To be done -
Every line of the listing must be reproduced as it stands. Leave the images behind.
━━━ Stored data
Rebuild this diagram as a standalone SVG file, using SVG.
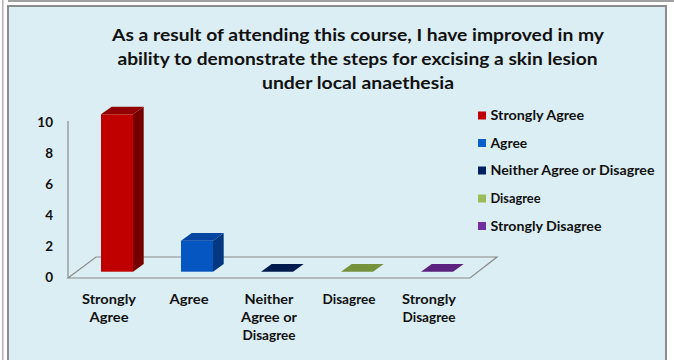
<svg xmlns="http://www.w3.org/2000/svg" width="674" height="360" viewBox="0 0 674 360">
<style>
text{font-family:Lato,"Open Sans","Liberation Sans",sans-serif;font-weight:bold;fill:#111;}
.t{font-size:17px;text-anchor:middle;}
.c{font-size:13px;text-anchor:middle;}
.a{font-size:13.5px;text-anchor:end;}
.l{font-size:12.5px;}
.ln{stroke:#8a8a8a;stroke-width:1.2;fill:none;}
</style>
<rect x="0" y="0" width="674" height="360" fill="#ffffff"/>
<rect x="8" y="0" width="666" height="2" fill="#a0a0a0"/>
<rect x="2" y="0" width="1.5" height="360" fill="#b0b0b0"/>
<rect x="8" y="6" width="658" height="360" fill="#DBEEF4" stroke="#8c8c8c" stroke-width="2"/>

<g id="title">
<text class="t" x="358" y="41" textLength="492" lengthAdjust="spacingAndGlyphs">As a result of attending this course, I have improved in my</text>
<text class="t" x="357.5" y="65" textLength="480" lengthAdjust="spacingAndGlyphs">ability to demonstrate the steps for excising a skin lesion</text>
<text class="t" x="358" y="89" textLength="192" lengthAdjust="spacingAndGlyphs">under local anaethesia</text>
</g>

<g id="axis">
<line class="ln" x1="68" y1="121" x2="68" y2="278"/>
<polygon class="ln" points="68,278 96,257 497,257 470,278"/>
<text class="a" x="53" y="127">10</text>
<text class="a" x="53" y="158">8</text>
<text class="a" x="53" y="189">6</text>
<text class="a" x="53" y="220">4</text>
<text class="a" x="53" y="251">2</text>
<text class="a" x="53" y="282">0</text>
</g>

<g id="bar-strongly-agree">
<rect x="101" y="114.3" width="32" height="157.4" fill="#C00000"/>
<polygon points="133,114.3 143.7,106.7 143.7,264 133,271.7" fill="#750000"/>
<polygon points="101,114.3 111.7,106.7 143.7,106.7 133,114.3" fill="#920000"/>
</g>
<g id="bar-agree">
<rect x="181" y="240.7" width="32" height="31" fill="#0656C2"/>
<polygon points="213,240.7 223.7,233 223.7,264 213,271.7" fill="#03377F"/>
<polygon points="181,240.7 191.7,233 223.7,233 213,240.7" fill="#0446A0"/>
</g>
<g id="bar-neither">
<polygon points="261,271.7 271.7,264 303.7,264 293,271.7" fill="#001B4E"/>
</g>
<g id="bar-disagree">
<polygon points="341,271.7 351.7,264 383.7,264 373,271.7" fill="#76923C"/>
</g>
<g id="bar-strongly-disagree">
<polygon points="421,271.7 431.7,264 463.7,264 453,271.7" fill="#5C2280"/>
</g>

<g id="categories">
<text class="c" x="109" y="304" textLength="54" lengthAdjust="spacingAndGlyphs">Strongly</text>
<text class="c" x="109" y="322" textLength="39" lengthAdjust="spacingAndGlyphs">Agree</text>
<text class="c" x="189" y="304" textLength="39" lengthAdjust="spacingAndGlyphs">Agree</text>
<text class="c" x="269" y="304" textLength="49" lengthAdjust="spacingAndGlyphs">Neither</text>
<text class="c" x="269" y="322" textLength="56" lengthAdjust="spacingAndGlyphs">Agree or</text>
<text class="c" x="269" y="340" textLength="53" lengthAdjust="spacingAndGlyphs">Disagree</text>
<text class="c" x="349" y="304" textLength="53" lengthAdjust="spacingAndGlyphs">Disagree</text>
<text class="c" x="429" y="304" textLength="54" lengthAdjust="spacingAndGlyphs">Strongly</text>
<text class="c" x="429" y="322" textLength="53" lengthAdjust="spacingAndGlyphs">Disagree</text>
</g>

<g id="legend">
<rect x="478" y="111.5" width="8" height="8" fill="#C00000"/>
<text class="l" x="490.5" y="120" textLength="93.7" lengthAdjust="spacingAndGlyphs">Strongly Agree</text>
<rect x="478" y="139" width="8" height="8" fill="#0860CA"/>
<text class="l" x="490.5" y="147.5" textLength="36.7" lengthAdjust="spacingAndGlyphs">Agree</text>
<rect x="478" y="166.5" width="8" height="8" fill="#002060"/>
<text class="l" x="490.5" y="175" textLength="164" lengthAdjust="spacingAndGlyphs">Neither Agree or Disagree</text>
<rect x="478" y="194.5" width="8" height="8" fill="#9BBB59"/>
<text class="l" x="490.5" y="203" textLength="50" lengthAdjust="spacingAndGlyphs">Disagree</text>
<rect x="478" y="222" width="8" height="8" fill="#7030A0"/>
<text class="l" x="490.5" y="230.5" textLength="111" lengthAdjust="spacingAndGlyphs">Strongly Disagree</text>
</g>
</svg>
━━━━━━
Finished task -
Rebuild this diagram as a standalone SVG file, using SVG.
<svg xmlns="http://www.w3.org/2000/svg" width="674" height="360" viewBox="0 0 674 360">
<style>
text{font-family:Lato,"Open Sans","Liberation Sans",sans-serif;font-weight:bold;fill:#111;}
.t{font-size:17px;text-anchor:middle;}
.c{font-size:13px;text-anchor:middle;}
.a{font-size:13.5px;text-anchor:end;}
.l{font-size:12.5px;}
.ln{stroke:#8a8a8a;stroke-width:1.2;fill:none;}
</style>
<rect x="0" y="0" width="674" height="360" fill="#ffffff"/>
<rect x="8" y="0" width="666" height="2" fill="#a0a0a0"/>
<rect x="2" y="0" width="1.5" height="360" fill="#b0b0b0"/>
<rect x="8" y="6" width="658" height="360" fill="#DBEEF4" stroke="#8c8c8c" stroke-width="2"/>

<g id="title">
<text class="t" x="358" y="41" textLength="492" lengthAdjust="spacingAndGlyphs">As a result of attending this course, I have improved in my</text>
<text class="t" x="357.5" y="65" textLength="480" lengthAdjust="spacingAndGlyphs">ability to demonstrate the steps for excising a skin lesion</text>
<text class="t" x="358" y="89" textLength="192" lengthAdjust="spacingAndGlyphs">under local anaethesia</text>
</g>

<g id="axis">
<line class="ln" x1="68" y1="121" x2="68" y2="278"/>
<polygon class="ln" points="68,278 96,257 497,257 470,278"/>
<text class="a" x="53" y="127">10</text>
<text class="a" x="53" y="158">8</text>
<text class="a" x="53" y="189">6</text>
<text class="a" x="53" y="220">4</text>
<text class="a" x="53" y="251">2</text>
<text class="a" x="53" y="282">0</text>
</g>

<g id="bar-strongly-agree">
<rect x="101" y="114.3" width="32" height="157.4" fill="#C00000"/>
<polygon points="133,114.3 143.7,106.7 143.7,264 133,271.7" fill="#750000"/>
<polygon points="101,114.3 111.7,106.7 143.7,106.7 133,114.3" fill="#920000"/>
</g>
<g id="bar-agree">
<rect x="181" y="240.7" width="32" height="31" fill="#0656C2"/>
<polygon points="213,240.7 223.7,233 223.7,264 213,271.7" fill="#03377F"/>
<polygon points="181,240.7 191.7,233 223.7,233 213,240.7" fill="#0446A0"/>
</g>
<g id="bar-neither">
<polygon points="261,271.7 271.7,264 303.7,264 293,271.7" fill="#001B4E"/>
</g>
<g id="bar-disagree">
<polygon points="341,271.7 351.7,264 383.7,264 373,271.7" fill="#76923C"/>
</g>
<g id="bar-strongly-disagree">
<polygon points="421,271.7 431.7,264 463.7,264 453,271.7" fill="#5C2280"/>
</g>

<g id="categories">
<text class="c" x="109" y="304" textLength="54" lengthAdjust="spacingAndGlyphs">Strongly</text>
<text class="c" x="109" y="322" textLength="39" lengthAdjust="spacingAndGlyphs">Agree</text>
<text class="c" x="189" y="304" textLength="39" lengthAdjust="spacingAndGlyphs">Agree</text>
<text class="c" x="269" y="304" textLength="49" lengthAdjust="spacingAndGlyphs">Neither</text>
<text class="c" x="269" y="322" textLength="56" lengthAdjust="spacingAndGlyphs">Agree or</text>
<text class="c" x="269" y="340" textLength="53" lengthAdjust="spacingAndGlyphs">Disagree</text>
<text class="c" x="349" y="304" textLength="53" lengthAdjust="spacingAndGlyphs">Disagree</text>
<text class="c" x="429" y="304" textLength="54" lengthAdjust="spacingAndGlyphs">Strongly</text>
<text class="c" x="429" y="322" textLength="53" lengthAdjust="spacingAndGlyphs">Disagree</text>
</g>

<g id="legend">
<rect x="478" y="111.5" width="8" height="8" fill="#C00000"/>
<text class="l" x="490.5" y="120" textLength="93.7" lengthAdjust="spacingAndGlyphs">Strongly Agree</text>
<rect x="478" y="139" width="8" height="8" fill="#0860CA"/>
<text class="l" x="490.5" y="147.5" textLength="36.7" lengthAdjust="spacingAndGlyphs">Agree</text>
<rect x="478" y="166.5" width="8" height="8" fill="#002060"/>
<text class="l" x="490.5" y="175" textLength="164" lengthAdjust="spacingAndGlyphs">Neither Agree or Disagree</text>
<rect x="478" y="194.5" width="8" height="8" fill="#9BBB59"/>
<text class="l" x="490.5" y="203" textLength="50" lengthAdjust="spacingAndGlyphs">Disagree</text>
<rect x="478" y="222" width="8" height="8" fill="#7030A0"/>
<text class="l" x="490.5" y="230.5" textLength="111" lengthAdjust="spacingAndGlyphs">Strongly Disagree</text>
</g>
</svg>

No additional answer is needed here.